## [INPUT FOR THIS TASK]
____
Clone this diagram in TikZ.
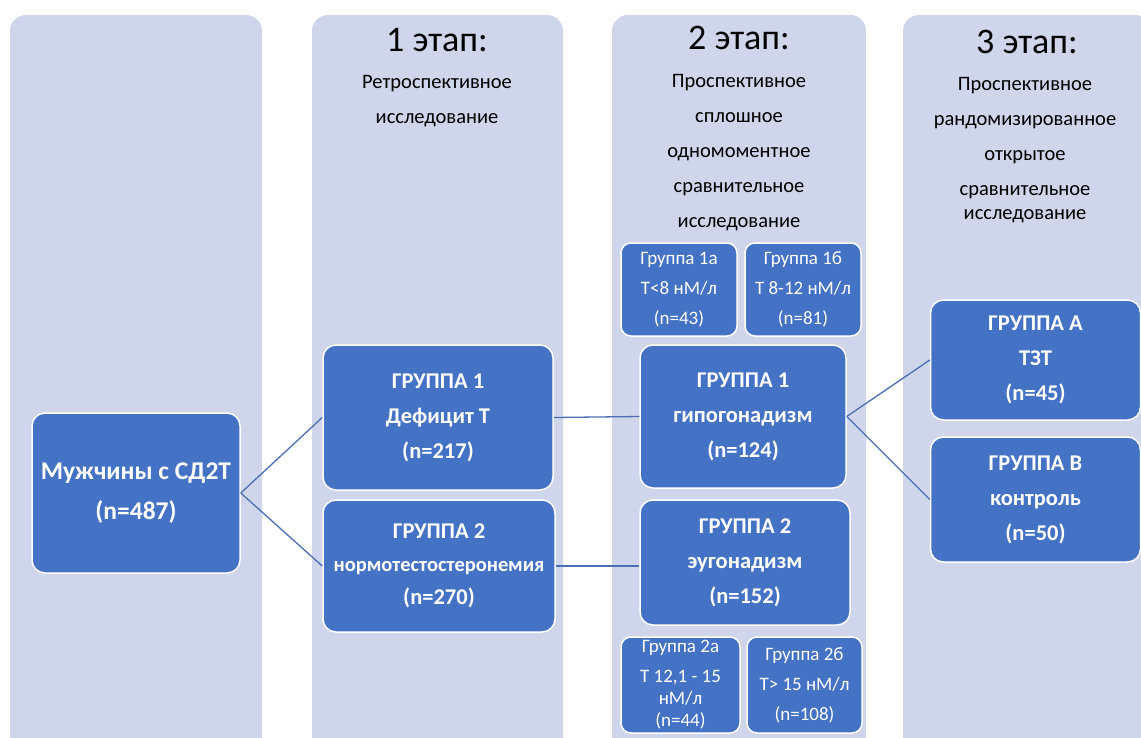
____
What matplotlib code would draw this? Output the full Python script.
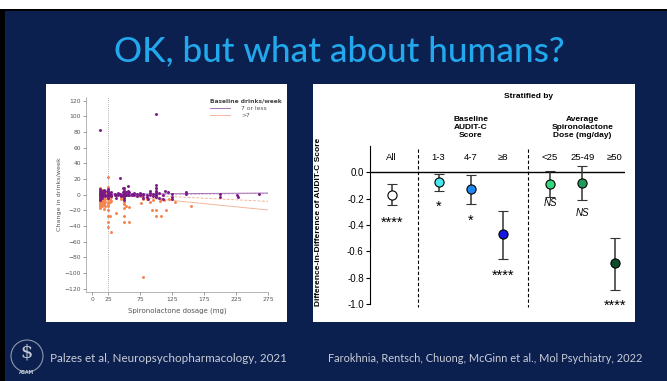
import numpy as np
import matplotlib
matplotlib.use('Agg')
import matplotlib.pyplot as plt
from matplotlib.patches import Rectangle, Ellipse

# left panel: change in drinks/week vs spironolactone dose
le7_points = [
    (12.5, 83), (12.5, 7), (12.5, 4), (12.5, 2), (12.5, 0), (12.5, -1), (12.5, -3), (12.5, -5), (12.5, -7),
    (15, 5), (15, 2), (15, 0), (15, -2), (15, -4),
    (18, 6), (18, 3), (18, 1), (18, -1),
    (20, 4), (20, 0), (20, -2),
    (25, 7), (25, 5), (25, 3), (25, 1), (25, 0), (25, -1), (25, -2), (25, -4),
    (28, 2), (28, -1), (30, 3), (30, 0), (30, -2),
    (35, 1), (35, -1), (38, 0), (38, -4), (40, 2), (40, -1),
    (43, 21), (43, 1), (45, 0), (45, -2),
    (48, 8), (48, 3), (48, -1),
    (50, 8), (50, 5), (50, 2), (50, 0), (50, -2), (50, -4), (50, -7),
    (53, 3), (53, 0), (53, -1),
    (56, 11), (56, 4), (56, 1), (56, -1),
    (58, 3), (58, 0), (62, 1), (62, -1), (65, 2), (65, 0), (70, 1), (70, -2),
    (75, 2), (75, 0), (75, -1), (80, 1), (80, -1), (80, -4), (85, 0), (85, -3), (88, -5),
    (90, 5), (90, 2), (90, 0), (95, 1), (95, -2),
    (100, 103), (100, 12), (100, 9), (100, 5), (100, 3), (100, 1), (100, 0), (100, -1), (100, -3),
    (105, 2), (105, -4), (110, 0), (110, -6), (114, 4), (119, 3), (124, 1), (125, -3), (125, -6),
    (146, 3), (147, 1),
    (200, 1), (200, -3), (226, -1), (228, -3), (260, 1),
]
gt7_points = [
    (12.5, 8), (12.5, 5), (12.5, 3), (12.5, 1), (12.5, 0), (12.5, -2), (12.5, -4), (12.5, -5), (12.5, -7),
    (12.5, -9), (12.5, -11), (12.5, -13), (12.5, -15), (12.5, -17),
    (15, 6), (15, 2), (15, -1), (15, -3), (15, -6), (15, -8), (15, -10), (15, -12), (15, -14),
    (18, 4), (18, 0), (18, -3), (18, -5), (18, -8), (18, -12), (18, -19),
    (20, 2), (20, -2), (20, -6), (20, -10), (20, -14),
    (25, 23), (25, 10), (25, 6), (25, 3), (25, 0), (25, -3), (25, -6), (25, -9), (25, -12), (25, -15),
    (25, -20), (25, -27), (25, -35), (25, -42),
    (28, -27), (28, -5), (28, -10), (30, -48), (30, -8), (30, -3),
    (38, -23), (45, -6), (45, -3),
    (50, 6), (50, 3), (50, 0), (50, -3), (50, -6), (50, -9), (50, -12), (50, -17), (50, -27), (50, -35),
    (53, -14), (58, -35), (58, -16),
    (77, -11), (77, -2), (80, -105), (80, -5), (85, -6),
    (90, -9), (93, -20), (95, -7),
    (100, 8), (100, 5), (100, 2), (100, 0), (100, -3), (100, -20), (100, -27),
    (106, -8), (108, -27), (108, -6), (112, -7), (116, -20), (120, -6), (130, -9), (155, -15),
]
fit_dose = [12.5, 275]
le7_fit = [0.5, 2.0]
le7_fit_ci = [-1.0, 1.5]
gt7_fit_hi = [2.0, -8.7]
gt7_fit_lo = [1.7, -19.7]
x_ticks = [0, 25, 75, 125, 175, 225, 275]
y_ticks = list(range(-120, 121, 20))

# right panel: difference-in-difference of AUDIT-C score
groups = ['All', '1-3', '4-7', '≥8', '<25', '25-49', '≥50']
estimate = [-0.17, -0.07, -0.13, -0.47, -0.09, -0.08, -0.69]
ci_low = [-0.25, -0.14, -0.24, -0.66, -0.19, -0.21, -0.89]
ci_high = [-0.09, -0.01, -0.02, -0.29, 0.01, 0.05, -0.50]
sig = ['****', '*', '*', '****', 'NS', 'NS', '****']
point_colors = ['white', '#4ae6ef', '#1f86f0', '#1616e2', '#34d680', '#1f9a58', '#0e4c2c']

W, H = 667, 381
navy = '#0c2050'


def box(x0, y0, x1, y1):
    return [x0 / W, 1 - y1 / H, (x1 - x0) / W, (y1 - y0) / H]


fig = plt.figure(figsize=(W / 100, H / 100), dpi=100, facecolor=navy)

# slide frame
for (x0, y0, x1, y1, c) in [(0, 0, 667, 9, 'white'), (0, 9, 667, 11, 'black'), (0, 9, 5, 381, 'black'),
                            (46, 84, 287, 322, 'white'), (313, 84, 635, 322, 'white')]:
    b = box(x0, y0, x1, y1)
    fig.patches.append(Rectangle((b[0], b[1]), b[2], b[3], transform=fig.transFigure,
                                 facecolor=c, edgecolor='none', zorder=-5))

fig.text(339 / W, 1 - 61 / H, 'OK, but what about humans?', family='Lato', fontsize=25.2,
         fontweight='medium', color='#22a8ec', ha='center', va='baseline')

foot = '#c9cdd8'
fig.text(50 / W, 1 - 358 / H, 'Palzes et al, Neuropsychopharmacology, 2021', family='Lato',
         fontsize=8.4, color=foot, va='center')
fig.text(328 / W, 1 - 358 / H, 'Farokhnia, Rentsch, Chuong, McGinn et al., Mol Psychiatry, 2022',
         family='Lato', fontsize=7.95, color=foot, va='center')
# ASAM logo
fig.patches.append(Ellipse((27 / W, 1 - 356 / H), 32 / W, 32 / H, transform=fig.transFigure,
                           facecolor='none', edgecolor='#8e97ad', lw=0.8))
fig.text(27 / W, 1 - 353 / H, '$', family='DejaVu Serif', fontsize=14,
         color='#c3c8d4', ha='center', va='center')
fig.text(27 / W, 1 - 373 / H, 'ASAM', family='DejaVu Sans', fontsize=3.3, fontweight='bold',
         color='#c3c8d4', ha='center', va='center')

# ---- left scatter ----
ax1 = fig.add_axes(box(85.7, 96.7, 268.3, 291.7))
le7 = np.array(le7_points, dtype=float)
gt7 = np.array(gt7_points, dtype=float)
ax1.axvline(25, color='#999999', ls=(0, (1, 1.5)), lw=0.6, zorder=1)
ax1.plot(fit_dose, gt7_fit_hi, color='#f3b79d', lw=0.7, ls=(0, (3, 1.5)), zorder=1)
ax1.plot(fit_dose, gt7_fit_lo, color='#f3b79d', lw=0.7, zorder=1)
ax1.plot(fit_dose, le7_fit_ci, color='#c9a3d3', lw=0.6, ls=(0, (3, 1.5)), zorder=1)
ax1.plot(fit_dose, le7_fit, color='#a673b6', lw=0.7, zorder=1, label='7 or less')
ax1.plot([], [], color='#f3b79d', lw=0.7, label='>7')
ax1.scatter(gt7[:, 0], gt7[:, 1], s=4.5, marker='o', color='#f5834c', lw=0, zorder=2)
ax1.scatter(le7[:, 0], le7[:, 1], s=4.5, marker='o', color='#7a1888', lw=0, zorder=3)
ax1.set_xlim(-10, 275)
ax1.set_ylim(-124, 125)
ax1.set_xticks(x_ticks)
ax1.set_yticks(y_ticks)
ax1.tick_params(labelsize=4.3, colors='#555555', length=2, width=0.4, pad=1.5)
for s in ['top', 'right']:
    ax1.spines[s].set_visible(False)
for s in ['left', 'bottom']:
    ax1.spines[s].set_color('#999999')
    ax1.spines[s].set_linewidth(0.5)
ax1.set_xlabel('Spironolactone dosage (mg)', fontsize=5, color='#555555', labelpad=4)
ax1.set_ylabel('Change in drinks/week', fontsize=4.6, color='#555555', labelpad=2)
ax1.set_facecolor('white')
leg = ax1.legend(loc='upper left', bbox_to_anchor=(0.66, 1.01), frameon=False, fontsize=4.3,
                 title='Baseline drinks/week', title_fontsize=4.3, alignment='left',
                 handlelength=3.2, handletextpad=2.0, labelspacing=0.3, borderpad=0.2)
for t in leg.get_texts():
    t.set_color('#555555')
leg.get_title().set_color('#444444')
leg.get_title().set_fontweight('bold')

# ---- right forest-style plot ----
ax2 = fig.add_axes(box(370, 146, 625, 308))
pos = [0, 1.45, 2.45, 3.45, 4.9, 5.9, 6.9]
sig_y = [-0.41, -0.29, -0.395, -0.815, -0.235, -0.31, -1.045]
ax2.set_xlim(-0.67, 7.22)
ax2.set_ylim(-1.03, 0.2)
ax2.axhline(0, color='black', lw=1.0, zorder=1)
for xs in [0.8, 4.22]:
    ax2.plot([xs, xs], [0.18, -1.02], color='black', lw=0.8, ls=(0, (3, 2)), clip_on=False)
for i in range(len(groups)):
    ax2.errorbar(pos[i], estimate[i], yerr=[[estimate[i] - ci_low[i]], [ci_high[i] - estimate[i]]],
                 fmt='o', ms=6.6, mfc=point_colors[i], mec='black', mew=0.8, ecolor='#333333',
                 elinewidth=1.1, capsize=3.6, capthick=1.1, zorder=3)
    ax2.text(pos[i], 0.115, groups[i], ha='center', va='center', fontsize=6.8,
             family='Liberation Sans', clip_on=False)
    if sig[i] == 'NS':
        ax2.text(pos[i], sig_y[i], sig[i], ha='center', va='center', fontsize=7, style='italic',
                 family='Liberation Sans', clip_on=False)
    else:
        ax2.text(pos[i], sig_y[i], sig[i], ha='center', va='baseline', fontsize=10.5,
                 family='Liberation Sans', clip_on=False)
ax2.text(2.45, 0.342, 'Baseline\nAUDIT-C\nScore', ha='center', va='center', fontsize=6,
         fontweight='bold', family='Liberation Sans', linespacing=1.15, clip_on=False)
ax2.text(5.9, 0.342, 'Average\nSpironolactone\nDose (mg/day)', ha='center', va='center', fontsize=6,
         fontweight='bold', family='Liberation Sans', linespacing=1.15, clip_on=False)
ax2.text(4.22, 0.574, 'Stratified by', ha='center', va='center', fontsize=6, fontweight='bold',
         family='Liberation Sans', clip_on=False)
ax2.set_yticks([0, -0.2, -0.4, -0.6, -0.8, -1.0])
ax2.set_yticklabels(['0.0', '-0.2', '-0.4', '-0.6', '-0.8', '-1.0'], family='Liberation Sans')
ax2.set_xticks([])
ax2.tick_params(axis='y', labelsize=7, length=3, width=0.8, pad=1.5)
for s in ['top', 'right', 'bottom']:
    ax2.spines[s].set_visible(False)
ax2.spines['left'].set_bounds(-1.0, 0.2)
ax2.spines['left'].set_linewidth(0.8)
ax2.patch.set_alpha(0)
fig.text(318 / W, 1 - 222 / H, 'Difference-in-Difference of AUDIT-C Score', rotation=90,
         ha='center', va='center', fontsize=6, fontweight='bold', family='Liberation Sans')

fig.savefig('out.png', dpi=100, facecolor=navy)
____
## [THE TASK]
Drop the images and output only the lines from the one that contains "What matplotlib code" to the one that contains "from matplotlib.patches import", both included.

## [THE SOLUTION]
What matplotlib code would draw this? Output the full Python script.
import numpy as np
import matplotlib
matplotlib.use('Agg')
import matplotlib.pyplot as plt
from matplotlib.patches import Rectangle, Ellipse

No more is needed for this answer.